Totalmente alheio às realidades nas fábricas e nas ruas, em 26 de fevereiro Nicolau 2º telegrafou ao presidente da Duma, exigindo a dissolução do parlamento. Os deputados se recusaram: já no dia seguinte um comitê se constituiu na Duma para restabelecer a ordem pública, parlamentares assumiram cargos governamentais, um novo comandante-supremo foi nomeado.

Quando o Parlamento russo reclamou para si os assuntos de Estado, esse foi – assim como na Revolução de 1789, em Paris – o verdadeiro ato subversivo: a revolta nas ruas se constituiu em verdadeira revolução.

Especialmente significativo para a mudança de poder foi a condescendência discreta, tácita até, dos generais.
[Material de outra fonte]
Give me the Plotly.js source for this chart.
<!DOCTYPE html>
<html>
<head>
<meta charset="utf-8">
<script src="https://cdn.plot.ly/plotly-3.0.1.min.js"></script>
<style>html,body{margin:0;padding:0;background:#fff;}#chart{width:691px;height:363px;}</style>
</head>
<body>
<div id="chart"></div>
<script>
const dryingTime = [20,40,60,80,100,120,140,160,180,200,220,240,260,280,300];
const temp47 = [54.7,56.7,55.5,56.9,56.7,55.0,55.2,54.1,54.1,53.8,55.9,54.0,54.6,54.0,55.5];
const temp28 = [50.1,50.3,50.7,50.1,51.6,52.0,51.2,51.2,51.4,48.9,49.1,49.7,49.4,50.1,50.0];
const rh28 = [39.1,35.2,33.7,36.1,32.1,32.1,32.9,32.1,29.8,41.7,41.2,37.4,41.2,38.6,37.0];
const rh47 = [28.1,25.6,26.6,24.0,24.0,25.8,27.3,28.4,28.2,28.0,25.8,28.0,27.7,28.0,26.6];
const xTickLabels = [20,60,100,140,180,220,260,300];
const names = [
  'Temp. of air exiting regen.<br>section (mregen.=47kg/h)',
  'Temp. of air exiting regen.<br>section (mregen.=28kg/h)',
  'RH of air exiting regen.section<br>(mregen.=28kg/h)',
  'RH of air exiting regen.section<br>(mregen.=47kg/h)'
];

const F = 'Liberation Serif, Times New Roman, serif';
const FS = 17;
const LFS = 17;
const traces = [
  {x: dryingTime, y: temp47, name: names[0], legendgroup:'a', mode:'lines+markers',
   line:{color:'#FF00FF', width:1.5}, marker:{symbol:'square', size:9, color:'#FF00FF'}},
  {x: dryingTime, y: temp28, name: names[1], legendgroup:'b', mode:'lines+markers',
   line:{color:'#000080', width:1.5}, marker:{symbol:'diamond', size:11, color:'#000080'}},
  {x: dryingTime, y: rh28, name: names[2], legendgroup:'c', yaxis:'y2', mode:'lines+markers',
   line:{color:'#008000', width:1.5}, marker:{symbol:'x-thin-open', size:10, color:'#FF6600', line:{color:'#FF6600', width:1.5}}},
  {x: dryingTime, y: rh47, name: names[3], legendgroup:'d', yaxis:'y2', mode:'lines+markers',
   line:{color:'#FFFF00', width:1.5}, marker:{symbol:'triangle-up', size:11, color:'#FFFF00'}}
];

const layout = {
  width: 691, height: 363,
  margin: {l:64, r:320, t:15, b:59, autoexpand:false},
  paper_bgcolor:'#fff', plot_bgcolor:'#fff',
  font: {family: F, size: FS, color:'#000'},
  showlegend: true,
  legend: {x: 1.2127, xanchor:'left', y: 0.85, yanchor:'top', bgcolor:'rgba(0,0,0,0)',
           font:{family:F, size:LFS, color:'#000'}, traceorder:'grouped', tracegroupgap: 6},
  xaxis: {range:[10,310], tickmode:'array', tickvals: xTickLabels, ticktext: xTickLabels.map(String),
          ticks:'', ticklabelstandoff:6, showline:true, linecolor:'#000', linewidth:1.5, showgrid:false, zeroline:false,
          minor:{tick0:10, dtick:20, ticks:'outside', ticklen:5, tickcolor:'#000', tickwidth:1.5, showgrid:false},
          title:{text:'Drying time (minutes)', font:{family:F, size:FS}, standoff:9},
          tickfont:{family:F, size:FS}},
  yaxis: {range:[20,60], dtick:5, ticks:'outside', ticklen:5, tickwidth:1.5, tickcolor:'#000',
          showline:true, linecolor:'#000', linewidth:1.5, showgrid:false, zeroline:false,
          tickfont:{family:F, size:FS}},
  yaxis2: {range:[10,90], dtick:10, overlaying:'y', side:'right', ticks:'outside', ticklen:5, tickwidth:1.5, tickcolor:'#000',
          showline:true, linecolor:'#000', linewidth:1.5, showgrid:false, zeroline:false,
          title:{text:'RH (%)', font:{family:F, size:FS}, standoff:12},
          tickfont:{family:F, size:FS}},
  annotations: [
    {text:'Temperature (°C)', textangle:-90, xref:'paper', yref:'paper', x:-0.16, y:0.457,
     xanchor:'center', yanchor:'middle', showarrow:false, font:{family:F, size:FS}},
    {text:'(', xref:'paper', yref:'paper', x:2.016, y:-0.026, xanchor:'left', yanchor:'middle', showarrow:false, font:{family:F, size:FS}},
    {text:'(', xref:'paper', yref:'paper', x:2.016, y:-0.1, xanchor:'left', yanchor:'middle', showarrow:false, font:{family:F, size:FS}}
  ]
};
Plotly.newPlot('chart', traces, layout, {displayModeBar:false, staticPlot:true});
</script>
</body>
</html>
Os interesses dos militares eram óbvios: não tendo qualquer simpatia por ideias liberais, a questão crucial para eles era a capacidade de defesa do país e a continuação da guerra.

A batalha política decisiva só se travaria mais de meio ano mais tarde, na Revolução de Outubro, em que se impuseram os bolcheviques – a facção radical do Partido Operário Social-Democrata da Rússia, sob a liderança de Vladimir Lênin.

Somente em 1922 o novo Estado multiétnico pôde se reconstituir, como União das Repúblicas Socialistas Soviéticas (URSS). Uma data que, até mesmo em termos de poder e grandeza, os russos recordam com muito maior prazer do que a Revolução de Fevereiro de 1917.